The common types of bearing components we will use are bushings and ball bearings. Bushings are plain bearings made from a low-friction material such as bronze.
The key principles of shaft bearing design are to consider the radial force acting perpendicular to the shaft, the axial force (or thrust) acting along the shaft, the bending moments induced by the loads, and the torque carried by the shaft.
Most ball bearings have limits on the moments they can support, so a good rule of thumb is to always use bearings in pairs such that the shaft bending moments are counted by radial forces.
Common ball bearings can support higher radial loads than axial loads. Thrust bearings are specifically designed to carry axial loads, such as in a turntable.
Electric motors are generally high-speed low-torque devices. Actuating a mechanism almost always requires some form of transmission to reduce speed and increase torque to match a load.
For our purposes, transmissions will be built from rollers, timing pulleys and belts, winches and cable drives, and gears. These are mechanisms with constant-ratio transfer functions in which an input to output velocities have a fixed ratio.
In general, any mechanism with a transfer function between input and output can act as a type of transmission. Structures with non-constant ratios include levers, cams, and linkages.
Gear tooth design comes down to a straighforward idea: find compatible shapes which interact to produce a constant velocity ratio from input to output. The classic involute gear tooth shape essentially creates the simple input-output behavior of two non-slipping rollers, but with the increased load capacity of face contact instead of frictional contact.
In practice, gears have many problems: the teeth must slide across each other, creating noise and friction; involute teeth induce forces which press the gears apart; high-torque metal gears are often expensive precision parts.
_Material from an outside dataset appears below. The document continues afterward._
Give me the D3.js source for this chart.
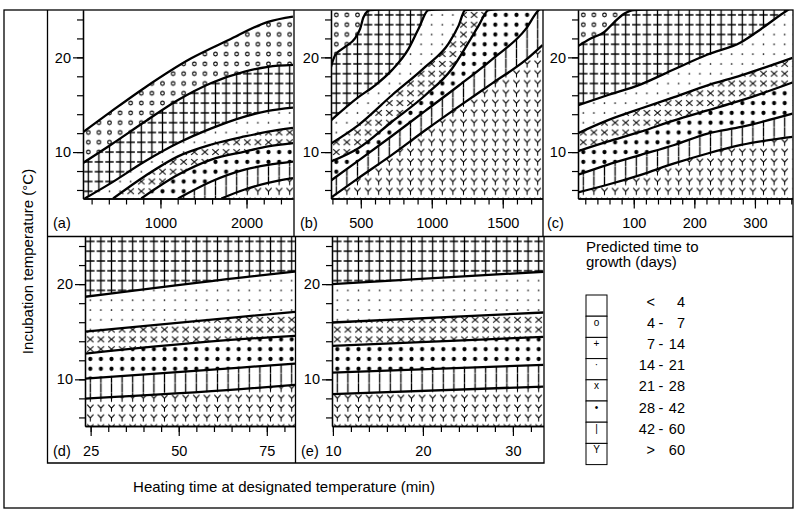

However, low-cost gears can be laser-cut and careful attention to shaft stiffness can manage tooth pressure forces.
Other common design problems we will face: attaching gears and pulleys to shafts; mounting motors and actuators; attaching feedback sensors; using bearings to reduce friction; translating rotational to linear motion; building rigid structures; designing for assembly; creating 3D structures from flat parts; creating snap-fit and locking features; designing using standard parts and fasteners.